Sanders’ visit to Michigan came on the same day that President Donald Trump tweeted that he would be released from the Walter Reed Medical Center by 6:30 p.m. after being hospitalized Friday after testing positive for COVID-19. The Republican president made a brief public appearance Sunday by acknowledging and waving to his supporters outside the Maryland hospital as he rode in a sport utility vehicle with his security detail.
Sanders began his remarks by sending well wishes to Trump and First Lady Melania Trump, who last week were diagnosed with COVID-19. Melania Trump has remained quarantined in the White House.
“What the last few days have told us is that, if there was ever any doubt, it should now be clear that no one, no one, is safe from this pandemic,” the senator said.
“It doesn’t matter if you are a front line worker in a hospital — and we thank our medical personnel for the extraordinary sacrifices they have made for us during this pandemic. It doesn’t matter if you are an essential worker at a super market, a packing house worker or a bus driver. And it doesn’t matter if you are president of the United States. Each and every one of us is vulnerable. And we will remain vulnerable until there is a vaccine or a perfected cure.”
The Vermont senator is headed later Monday to Warren for what is being billed as a “car rally.”
Sanders, who made numerous trips to Michigan during his quest for the nomination, also pressed issues such as climate change, raising the minimum wage and helping students with college tuition as important to Biden.
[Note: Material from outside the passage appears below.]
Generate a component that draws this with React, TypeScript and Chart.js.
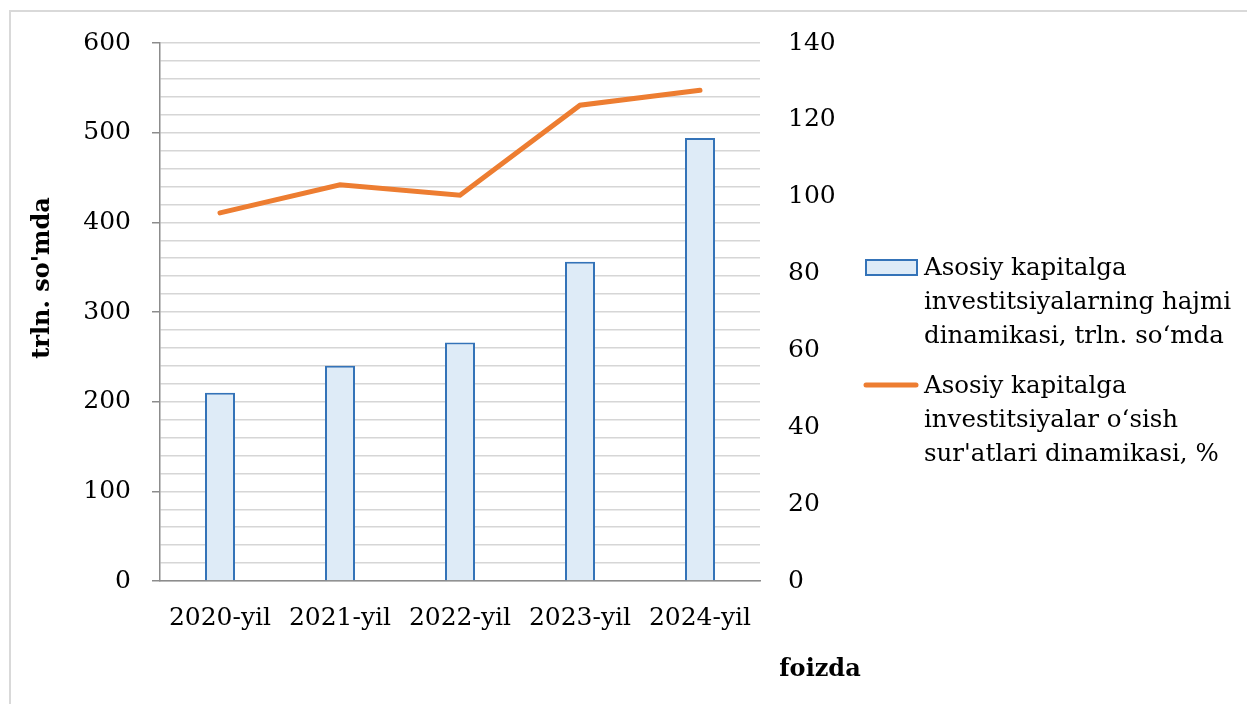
import React, { useEffect, useRef } from "react";
import { Chart, registerables } from "chart.js";

Chart.register(...registerables);

const categories = ["2020-yil", "2021-yil", "2022-yil", "2023-yil", "2024-yil"];
const volumeValues = [210, 240, 266, 356, 494];
const growthValues = [95.8, 103.1, 100.4, 123.8, 127.7];
const volumeLabel = ["Asosiy kapitalga", "investitsiyalarning hajmi", "dinamikasi, trln. so‘mda"];
const growthLabel = ["Asosiy kapitalga", "investitsiyalar o‘sish", "sur'atlari dinamikasi, %"];
const leftTitle = "trln. so'mda";
const rightTitle = "foizda";

const FONT = "'DejaVu Serif', serif";
const BAR_FILL = "#DEEBF7";
const BAR_BORDER = "#3473B8";
const LINE_COLOR = "#ED7D31";

const overlayPlugin = {
  id: "overlay",
  afterDraw(chart: any) {
    const ctx = chart.ctx;
    ctx.save();
    ctx.fillStyle = "#000";
    // left axis title
    ctx.font = `bold 24px ${FONT}`;
    ctx.textAlign = "center";
    ctx.textBaseline = "middle";
    ctx.save();
    ctx.translate(43, 278);
    ctx.rotate(-Math.PI / 2);
    ctx.fillText(leftTitle, 0, 0);
    ctx.restore();
    // right title
    ctx.fillText(rightTitle, 820, 670);

    // legend
    ctx.font = `24.5px ${FONT}`;
    ctx.textAlign = "left";
    ctx.textBaseline = "middle";
    const textX = 924;
    const lh = 34;
    // bar swatch
    ctx.fillStyle = BAR_FILL;
    ctx.fillRect(866, 260, 51, 15);
    ctx.strokeStyle = BAR_BORDER;
    ctx.lineWidth = 2;
    ctx.strokeRect(866, 260, 51, 15);
    ctx.fillStyle = "#000";
    volumeLabel.forEach((t, i) => ctx.fillText(t, textX, 269 + i * lh));
    // line swatch
    ctx.strokeStyle = LINE_COLOR;
    ctx.lineWidth = 5;
    ctx.lineCap = "round";
    ctx.beginPath();
    ctx.moveTo(866, 385);
    ctx.lineTo(916, 385);
    ctx.stroke();
    growthLabel.forEach((t, i) => ctx.fillText(t, textX, 387 + i * lh));
    ctx.restore();
  },
};

export default function App() {
  const ref = useRef<HTMLCanvasElement>(null);
  useEffect(() => {
    if (!ref.current) return;
    const chart = new Chart(ref.current, {
      data: {
        labels: categories,
        datasets: [
          {
            type: "line",
            label: growthLabel.join(" "),
            data: growthValues,
            yAxisID: "y1",
            borderColor: LINE_COLOR,
            borderWidth: 5,
            borderCapStyle: "round",
            pointRadius: 0,
            tension: 0,
            order: 0,
          },
          {
            type: "bar",
            label: volumeLabel.join(" "),
            data: volumeValues,
            yAxisID: "y",
            backgroundColor: BAR_FILL,
            borderColor: BAR_BORDER,
            borderWidth: 2,
            barPercentage: 0.25,
            categoryPercentage: 1,
            order: 1,
          },
        ],
      } as any,
      options: {
        animation: false,
        responsive: false,
        maintainAspectRatio: false,
        layout: { padding: { top: 42, left: 0, right: 0, bottom: 0 } },
        plugins: { legend: { display: false }, tooltip: { enabled: false } },
        scales: {
          x: {
            afterFit: (s: any) => { s.height = 123; },
            grid: { display: false, drawTicks: false },
            border: { display: true, color: "#8C8C8C", width: 1.5 },
            ticks: { padding: 22, color: "#000", font: { family: FONT, size: 25 } },
          },
          y: {
            position: "left",
            min: 0,
            max: 600,
            afterFit: (s: any) => { s.width = 160; },
            ticks: {
              stepSize: 20,
              padding: 21,
              color: "#000",
              font: { family: FONT, size: 25 },
              callback: (v: any) => (Number(v) % 100 === 0 ? String(v) : ""),
              autoSkip: false,
            },
            grid: {
              color: "#D6D6D6",
              lineWidth: 1.5,
              tickLength: 8,
              tickColor: (c: any) => (c.tick && c.tick.value % 100 === 0 ? "#8C8C8C" : "rgba(0,0,0,0)"),
              tickWidth: 1.5,
            },
            border: { display: true, color: "#8C8C8C", width: 1.5 },
          },
          y1: {
            position: "right",
            min: 0,
            max: 140,
            afterFit: (s: any) => { s.width = 487; },
            ticks: { stepSize: 20, padding: 28, color: "#000", font: { family: FONT, size: 25 } },
            grid: { display: false, drawTicks: false },
            border: { display: false },
          },
        },
      } as any,
      plugins: [overlayPlugin],
    });
    return () => chart.destroy();
  }, []);
  return (
    <div style={{ position: "fixed", left: 0, top: 0, width: 1247, height: 704, background: "#fff", overflow: "hidden" }}>
      <div style={{ position: "absolute", left: 9, top: 10, width: 2000, height: 2000, borderLeft: "2px solid #D9D9D9", borderTop: "2px solid #D9D9D9" }} />
      <canvas ref={ref} width={1247} height={704} style={{ position: "absolute", left: 0, top: 0 }} />
    </div>
  );
}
While Biden and Sanders disagree on issues such the senator’s Medicare for All plan that would abolish private health insurance and have the federal government finance universal coverage, Sanders said he is confident that the former vice president will expand needed health care coverage, including for mental health.
“And when we talk about the need to raise wages in America, let’s be clear. When Joe Biden is president, he will increase the federal minimum wage from a starvation wage of $7.25 an hour to a living wage of $15 an hour,” Sanders said. “Joe also knows that if we are going to expand the middle class in this country, we must make it easier for workers to join unions, engage in collective bargaining and end the heavy-handed corporate tactics that make it hard for workers to unionize in America.”
Sanders was joined by U.S. Rep. Debbie Dingell, D-Dearborn, who said she encouraged Sanders to come to Ann Arbor to rally young people to vote given the importance of this year’s election.
“This country’s democracy is at stake,” Dingell said. “Your vote matters. It does.”
This generation does not vote enough, Sanders acknowledged, and that needs to change.
“So today I say to young people: If you are worried about the outrageous level of student debt that many of you have incurred or are incurring, if you are upset about the high cost of college, if you are concerned about low-paying jobs, climate change, sexism, racism, homophobia and religious bigotry, it is not good enough to complain and moan and groan. That doesn’t change anything,” he said. “You have to do something about it, you have to fight back and the first step forward is to vote.”
Marilyn Warner, 54, of Ann Arbor, said she liked Sanders’ speech and saw it as important that he and others rivals support the Biden ticket “because I think it will be the best for our country.”
“I think to the degree that they can agree and work together, I’m sure that there are compromises that would be best for the country,” Warner said about issues such as health insurance and lowering tuition costs. She initially backed Massachusetts U.S. Sen. Elizabeth Warren but shifted to Biden.
“Working together is the way to get it done,” she said.
Sanders said he isn’t going away and will continue to fight for the less fortunate. And with Biden, the country has the best chance to help everyone by working to reduce student debt and seek free tuition for working families.